• Supplied information:
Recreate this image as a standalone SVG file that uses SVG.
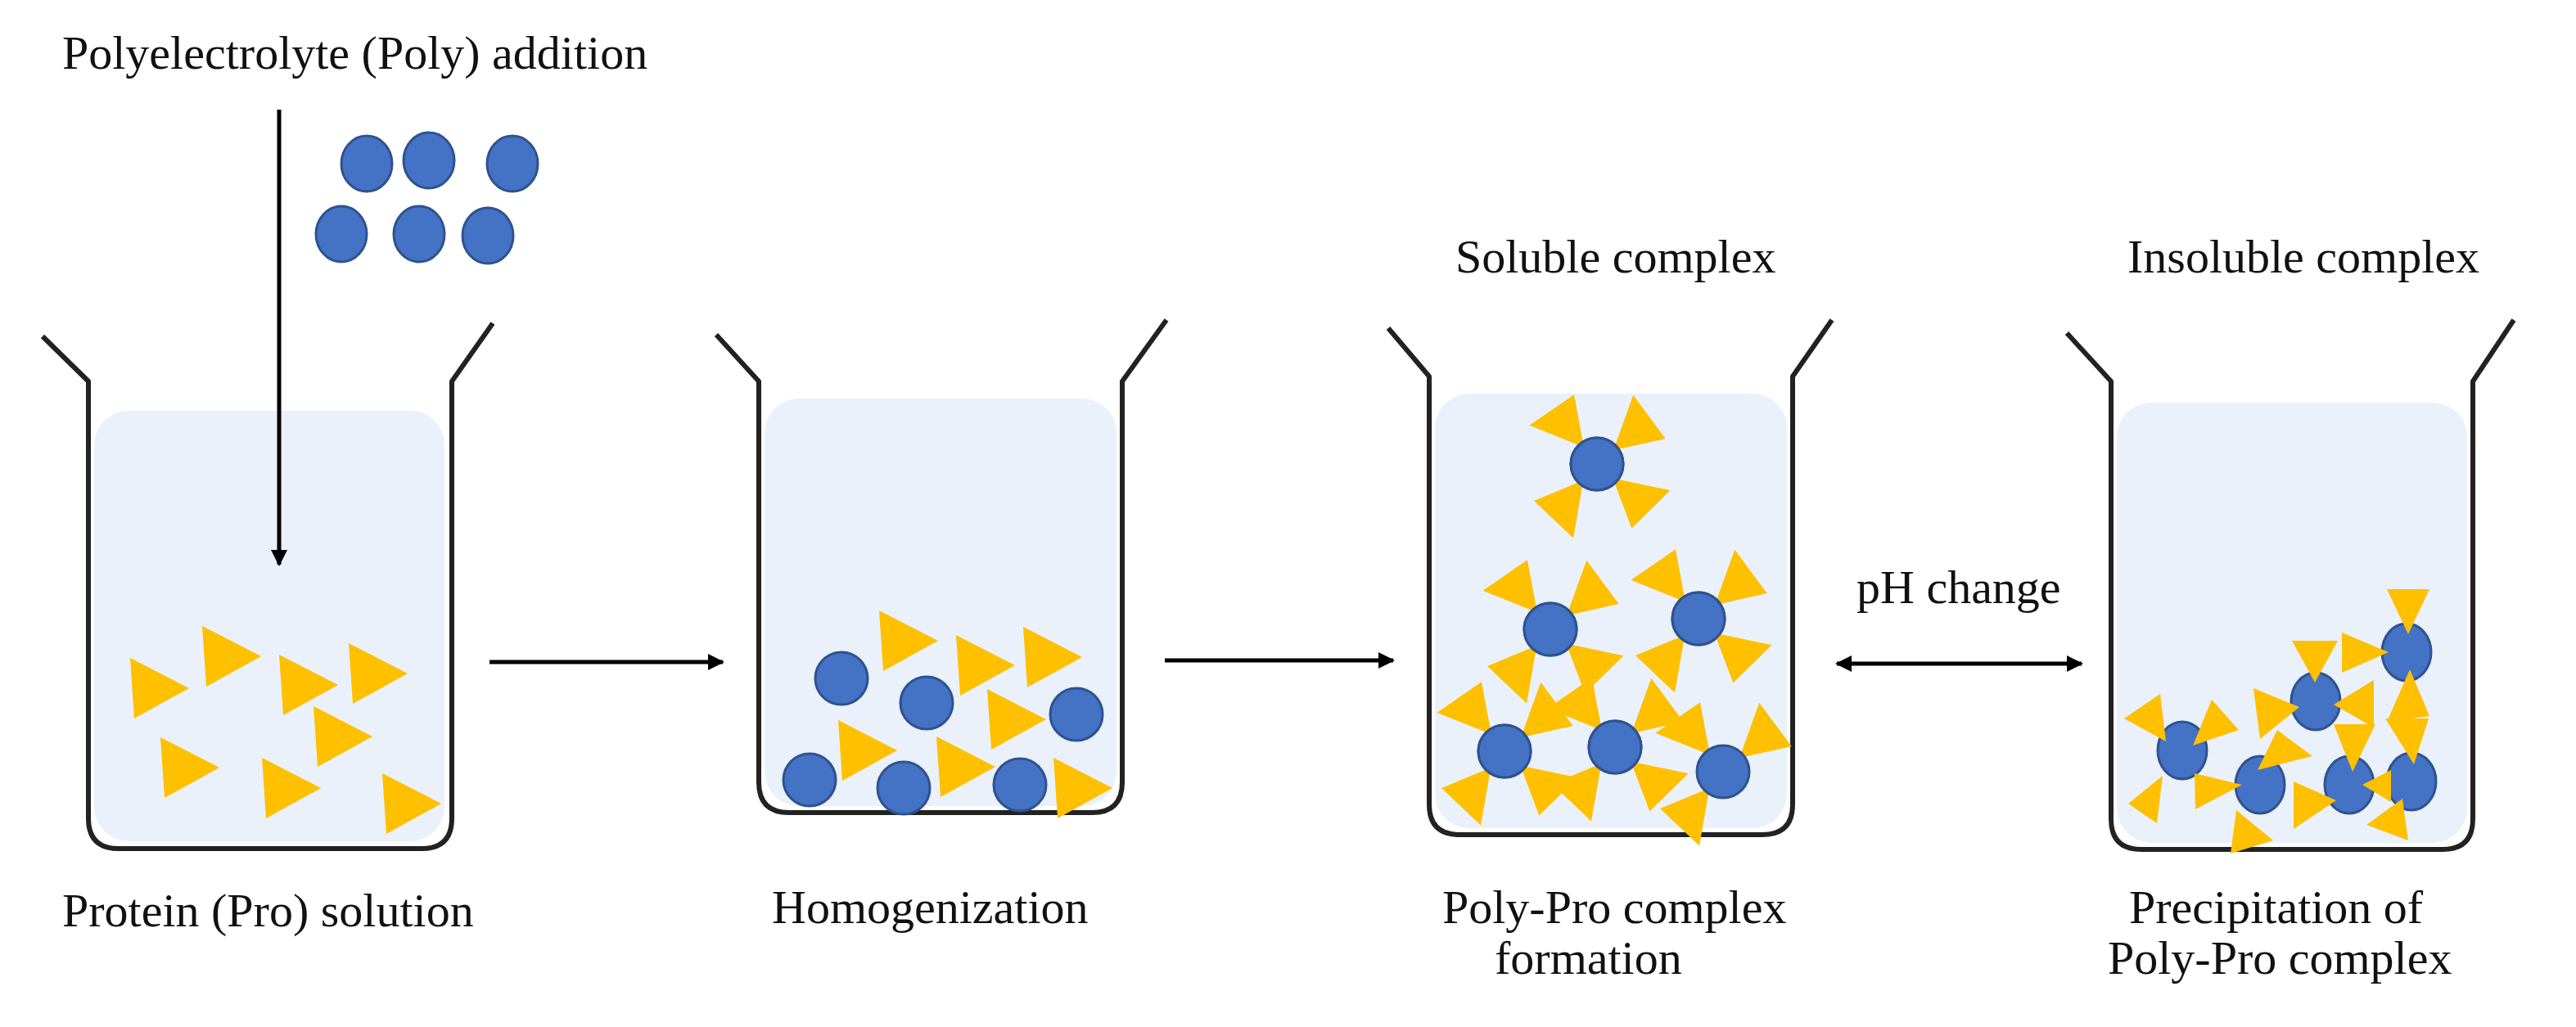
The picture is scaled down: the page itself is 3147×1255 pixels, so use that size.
<svg xmlns="http://www.w3.org/2000/svg" xmlns:xlink="http://www.w3.org/1999/xlink" width="3147" height="1255" viewBox="0 0 3147 1255">
<style>
.t{font-family:"Liberation Serif","Times New Roman",serif;font-size:58px;fill:#111}
.bk{fill:none;stroke:#222;stroke-width:6;stroke-linejoin:round}
.lq{fill:#EAF1FA}
.bl{fill:#4472C4;stroke:#2F528F;stroke-width:3}
.y{fill:#FFC000}
.ar{stroke:#000;stroke-width:5;fill:none}
</style>
<defs>
<marker id="ah" viewBox="0 0 10 10" refX="9" refY="5" markerWidth="4" markerHeight="4" orient="auto-start-reverse"><path d="M0,0 L10,5 L0,10 Z" fill="#000"/></marker>
<path id="tr" class="y" d="M0,-37 L5,37 L72,0 Z"/>
<polygon id="st" class="y" points="26,0 88,-36 84,30"/>
<g id="cx3">
<use xlink:href="#st" transform="rotate(-128)"/>
<use xlink:href="#st" transform="rotate(-40)"/>
<use xlink:href="#st" transform="rotate(130)"/>
<circle class="bl" r="32"/>
</g>
<g id="cx">
<use xlink:href="#cx3"/>
<use xlink:href="#st" transform="rotate(42)"/>
<circle class="bl" r="32"/>
</g>
</defs>

<g id="beaker1">
<rect class="lq" x="115" y="502" width="428" height="526" rx="42"/>
<path class="bk" d="M52,411 L108,466 L108,1000 Q108,1037 145,1037 L515,1037 Q552,1037 552,1000 L552,466 L602,395"/>
<use xlink:href="#tr" x="159" y="841"/>
<use xlink:href="#tr" x="247" y="802"/>
<use xlink:href="#tr" x="341" y="837"/>
<use xlink:href="#tr" x="426" y="823"/>
<use xlink:href="#tr" x="383" y="900"/>
<use xlink:href="#tr" x="196" y="938"/>
<use xlink:href="#tr" x="320" y="963"/>
<use xlink:href="#tr" x="467" y="982"/>
<text class="t" x="76" y="1132">Protein (Pro) solution</text>
</g>

<g id="poly">
<ellipse class="bl" cx="448" cy="200" rx="31" ry="34"/>
<ellipse class="bl" cx="524" cy="196" rx="31" ry="34"/>
<ellipse class="bl" cx="626" cy="200" rx="31" ry="34"/>
<ellipse class="bl" cx="417" cy="286" rx="31" ry="34"/>
<ellipse class="bl" cx="512" cy="286" rx="31" ry="34"/>
<ellipse class="bl" cx="596" cy="288" rx="31" ry="34"/>
<text class="t" x="76" y="84">Polyelectrolyte (Poly) addition</text>
</g>

<g id="beaker2">
<rect class="lq" x="934" y="487" width="430" height="498" rx="42"/>
<path class="bk" d="M875,409 L927,466 L927,956 Q927,993 964,993 L1334,993 Q1371,993 1371,956 L1371,466 L1425,391"/>
<use xlink:href="#tr" x="1074" y="783"/>
<use xlink:href="#tr" x="1168" y="813"/>
<use xlink:href="#tr" x="1250" y="803"/>
<use xlink:href="#tr" x="1024" y="917"/>
<use xlink:href="#tr" x="1206" y="879"/>
<use xlink:href="#tr" x="1144" y="937"/>
<use xlink:href="#tr" x="1287" y="963"/>
<circle class="bl" cx="1028" cy="829" r="32"/>
<circle class="bl" cx="1132" cy="859" r="32"/>
<circle class="bl" cx="1315" cy="873" r="32"/>
<circle class="bl" cx="989" cy="953" r="32"/>
<circle class="bl" cx="1104" cy="963" r="32"/>
<circle class="bl" cx="1246" cy="959" r="32"/>
<text class="t" x="943" y="1128">Homogenization</text>
</g>

<g id="beaker3">
<rect class="lq" x="1753" y="481" width="430" height="531" rx="42"/>
<path class="bk" d="M1696,401 L1746,460 L1746,983 Q1746,1020 1783,1020 L2153,1020 Q2190,1020 2190,983 L2190,460 L2238,391"/>
<use xlink:href="#cx" x="1951" y="567"/>
<use xlink:href="#cx" x="1894" y="769"/>
<use xlink:href="#cx" x="2075" y="756"/>
<use xlink:href="#cx" x="1838" y="918"/>
<use xlink:href="#cx" x="1973" y="913"/>
<use xlink:href="#cx3" x="2105" y="943"/>
<text class="t" x="1778" y="333">Soluble complex</text>
<text class="t" x="1762" y="1128">Poly-Pro complex</text>
<text class="t" x="1826" y="1190">formation</text>
</g>

<g id="beaker4">
<rect class="lq" x="2586" y="492" width="428" height="538" rx="42"/>
<path class="bk" d="M2525,407 L2579,466 L2579,1001 Q2579,1038 2616,1038 L2984,1038 Q3021,1038 3021,1001 L3021,466 L3071,391"/>
<ellipse class="bl" cx="2940" cy="797" rx="30" ry="35"/>
<ellipse class="bl" cx="2829" cy="857" rx="30" ry="35"/>
<ellipse class="bl" cx="2666" cy="917" rx="30" ry="35"/>
<ellipse class="bl" cx="2761" cy="959" rx="30" ry="35"/>
<ellipse class="bl" cx="2870" cy="959" rx="30" ry="35"/>
<ellipse class="bl" cx="2946" cy="955" rx="30" ry="35"/>
<polygon class="y" points="2916,720 2968,720 2942,775"/>
<polygon class="y" points="2800,783 2856,783 2828,834"/>
<polygon class="y" points="2861,773 2861,822 2918,797"/>
<polygon class="y" points="2753,841 2761,903 2809,864"/>
<polygon class="y" points="2900,831 2900,889 2851,861"/>
<polygon class="y" points="2944,818 2916,882 2968,875"/>
<polygon class="y" points="2949,934 2914,878 2967,878"/>
<polygon class="y" points="2851,885 2902,885 2874,943"/>
<polygon class="y" points="2921,941 2921,980 2886,959"/>
<polygon class="y" points="2891,1008 2935,976 2942,1027"/>
<polygon class="y" points="2802,955 2802,1013 2854,978"/>
<polygon class="y" points="2758,941 2782,892 2825,924"/>
<polygon class="y" points="2725,1043 2732,990 2777,1027"/>
<polygon class="y" points="2681,945 2682,989 2739,959"/>
<polygon class="y" points="2595,878 2639,848 2646,906"/>
<polygon class="y" points="2679,911 2702,855 2735,892"/>
<polygon class="y" points="2600,982 2642,948 2635,1006"/>
<text class="t" x="2599" y="333">Insoluble complex</text>
<text class="t" x="2601" y="1128">Precipitation of</text>
<text class="t" x="2575" y="1190">Poly-Pro complex</text>
</g>

<g id="connectors">
<line class="ar" x1="341" y1="134" x2="341" y2="690" marker-end="url(#ah)"/>
<line class="ar" x1="598" y1="809" x2="883" y2="809" marker-end="url(#ah)"/>
<line class="ar" x1="1423" y1="807" x2="1702" y2="807" marker-end="url(#ah)"/>
<line class="ar" x1="2244" y1="811" x2="2543" y2="811" marker-start="url(#ah)" marker-end="url(#ah)"/>
<text class="t" x="2268" y="737">pH change</text>
</g>
</svg>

• Goal:
Give the data above again in full and unchanged, skipping the pictures.

• Exercise response:
Recreate this image as a standalone SVG file that uses SVG.
The picture is scaled down: the page itself is 3147×1255 pixels, so use that size.
<svg xmlns="http://www.w3.org/2000/svg" xmlns:xlink="http://www.w3.org/1999/xlink" width="3147" height="1255" viewBox="0 0 3147 1255">
<style>
.t{font-family:"Liberation Serif","Times New Roman",serif;font-size:58px;fill:#111}
.bk{fill:none;stroke:#222;stroke-width:6;stroke-linejoin:round}
.lq{fill:#EAF1FA}
.bl{fill:#4472C4;stroke:#2F528F;stroke-width:3}
.y{fill:#FFC000}
.ar{stroke:#000;stroke-width:5;fill:none}
</style>
<defs>
<marker id="ah" viewBox="0 0 10 10" refX="9" refY="5" markerWidth="4" markerHeight="4" orient="auto-start-reverse"><path d="M0,0 L10,5 L0,10 Z" fill="#000"/></marker>
<path id="tr" class="y" d="M0,-37 L5,37 L72,0 Z"/>
<polygon id="st" class="y" points="26,0 88,-36 84,30"/>
<g id="cx3">
<use xlink:href="#st" transform="rotate(-128)"/>
<use xlink:href="#st" transform="rotate(-40)"/>
<use xlink:href="#st" transform="rotate(130)"/>
<circle class="bl" r="32"/>
</g>
<g id="cx">
<use xlink:href="#cx3"/>
<use xlink:href="#st" transform="rotate(42)"/>
<circle class="bl" r="32"/>
</g>
</defs>

<g id="beaker1">
<rect class="lq" x="115" y="502" width="428" height="526" rx="42"/>
<path class="bk" d="M52,411 L108,466 L108,1000 Q108,1037 145,1037 L515,1037 Q552,1037 552,1000 L552,466 L602,395"/>
<use xlink:href="#tr" x="159" y="841"/>
<use xlink:href="#tr" x="247" y="802"/>
<use xlink:href="#tr" x="341" y="837"/>
<use xlink:href="#tr" x="426" y="823"/>
<use xlink:href="#tr" x="383" y="900"/>
<use xlink:href="#tr" x="196" y="938"/>
<use xlink:href="#tr" x="320" y="963"/>
<use xlink:href="#tr" x="467" y="982"/>
<text class="t" x="76" y="1132">Protein (Pro) solution</text>
</g>

<g id="poly">
<ellipse class="bl" cx="448" cy="200" rx="31" ry="34"/>
<ellipse class="bl" cx="524" cy="196" rx="31" ry="34"/>
<ellipse class="bl" cx="626" cy="200" rx="31" ry="34"/>
<ellipse class="bl" cx="417" cy="286" rx="31" ry="34"/>
<ellipse class="bl" cx="512" cy="286" rx="31" ry="34"/>
<ellipse class="bl" cx="596" cy="288" rx="31" ry="34"/>
<text class="t" x="76" y="84">Polyelectrolyte (Poly) addition</text>
</g>

<g id="beaker2">
<rect class="lq" x="934" y="487" width="430" height="498" rx="42"/>
<path class="bk" d="M875,409 L927,466 L927,956 Q927,993 964,993 L1334,993 Q1371,993 1371,956 L1371,466 L1425,391"/>
<use xlink:href="#tr" x="1074" y="783"/>
<use xlink:href="#tr" x="1168" y="813"/>
<use xlink:href="#tr" x="1250" y="803"/>
<use xlink:href="#tr" x="1024" y="917"/>
<use xlink:href="#tr" x="1206" y="879"/>
<use xlink:href="#tr" x="1144" y="937"/>
<use xlink:href="#tr" x="1287" y="963"/>
<circle class="bl" cx="1028" cy="829" r="32"/>
<circle class="bl" cx="1132" cy="859" r="32"/>
<circle class="bl" cx="1315" cy="873" r="32"/>
<circle class="bl" cx="989" cy="953" r="32"/>
<circle class="bl" cx="1104" cy="963" r="32"/>
<circle class="bl" cx="1246" cy="959" r="32"/>
<text class="t" x="943" y="1128">Homogenization</text>
</g>

<g id="beaker3">
<rect class="lq" x="1753" y="481" width="430" height="531" rx="42"/>
<path class="bk" d="M1696,401 L1746,460 L1746,983 Q1746,1020 1783,1020 L2153,1020 Q2190,1020 2190,983 L2190,460 L2238,391"/>
<use xlink:href="#cx" x="1951" y="567"/>
<use xlink:href="#cx" x="1894" y="769"/>
<use xlink:href="#cx" x="2075" y="756"/>
<use xlink:href="#cx" x="1838" y="918"/>
<use xlink:href="#cx" x="1973" y="913"/>
<use xlink:href="#cx3" x="2105" y="943"/>
<text class="t" x="1778" y="333">Soluble complex</text>
<text class="t" x="1762" y="1128">Poly-Pro complex</text>
<text class="t" x="1826" y="1190">formation</text>
</g>

<g id="beaker4">
<rect class="lq" x="2586" y="492" width="428" height="538" rx="42"/>
<path class="bk" d="M2525,407 L2579,466 L2579,1001 Q2579,1038 2616,1038 L2984,1038 Q3021,1038 3021,1001 L3021,466 L3071,391"/>
<ellipse class="bl" cx="2940" cy="797" rx="30" ry="35"/>
<ellipse class="bl" cx="2829" cy="857" rx="30" ry="35"/>
<ellipse class="bl" cx="2666" cy="917" rx="30" ry="35"/>
<ellipse class="bl" cx="2761" cy="959" rx="30" ry="35"/>
<ellipse class="bl" cx="2870" cy="959" rx="30" ry="35"/>
<ellipse class="bl" cx="2946" cy="955" rx="30" ry="35"/>
<polygon class="y" points="2916,720 2968,720 2942,775"/>
<polygon class="y" points="2800,783 2856,783 2828,834"/>
<polygon class="y" points="2861,773 2861,822 2918,797"/>
<polygon class="y" points="2753,841 2761,903 2809,864"/>
<polygon class="y" points="2900,831 2900,889 2851,861"/>
<polygon class="y" points="2944,818 2916,882 2968,875"/>
<polygon class="y" points="2949,934 2914,878 2967,878"/>
<polygon class="y" points="2851,885 2902,885 2874,943"/>
<polygon class="y" points="2921,941 2921,980 2886,959"/>
<polygon class="y" points="2891,1008 2935,976 2942,1027"/>
<polygon class="y" points="2802,955 2802,1013 2854,978"/>
<polygon class="y" points="2758,941 2782,892 2825,924"/>
<polygon class="y" points="2725,1043 2732,990 2777,1027"/>
<polygon class="y" points="2681,945 2682,989 2739,959"/>
<polygon class="y" points="2595,878 2639,848 2646,906"/>
<polygon class="y" points="2679,911 2702,855 2735,892"/>
<polygon class="y" points="2600,982 2642,948 2635,1006"/>
<text class="t" x="2599" y="333">Insoluble complex</text>
<text class="t" x="2601" y="1128">Precipitation of</text>
<text class="t" x="2575" y="1190">Poly-Pro complex</text>
</g>

<g id="connectors">
<line class="ar" x1="341" y1="134" x2="341" y2="690" marker-end="url(#ah)"/>
<line class="ar" x1="598" y1="809" x2="883" y2="809" marker-end="url(#ah)"/>
<line class="ar" x1="1423" y1="807" x2="1702" y2="807" marker-end="url(#ah)"/>
<line class="ar" x1="2244" y1="811" x2="2543" y2="811" marker-start="url(#ah)" marker-end="url(#ah)"/>
<text class="t" x="2268" y="737">pH change</text>
</g>
</svg>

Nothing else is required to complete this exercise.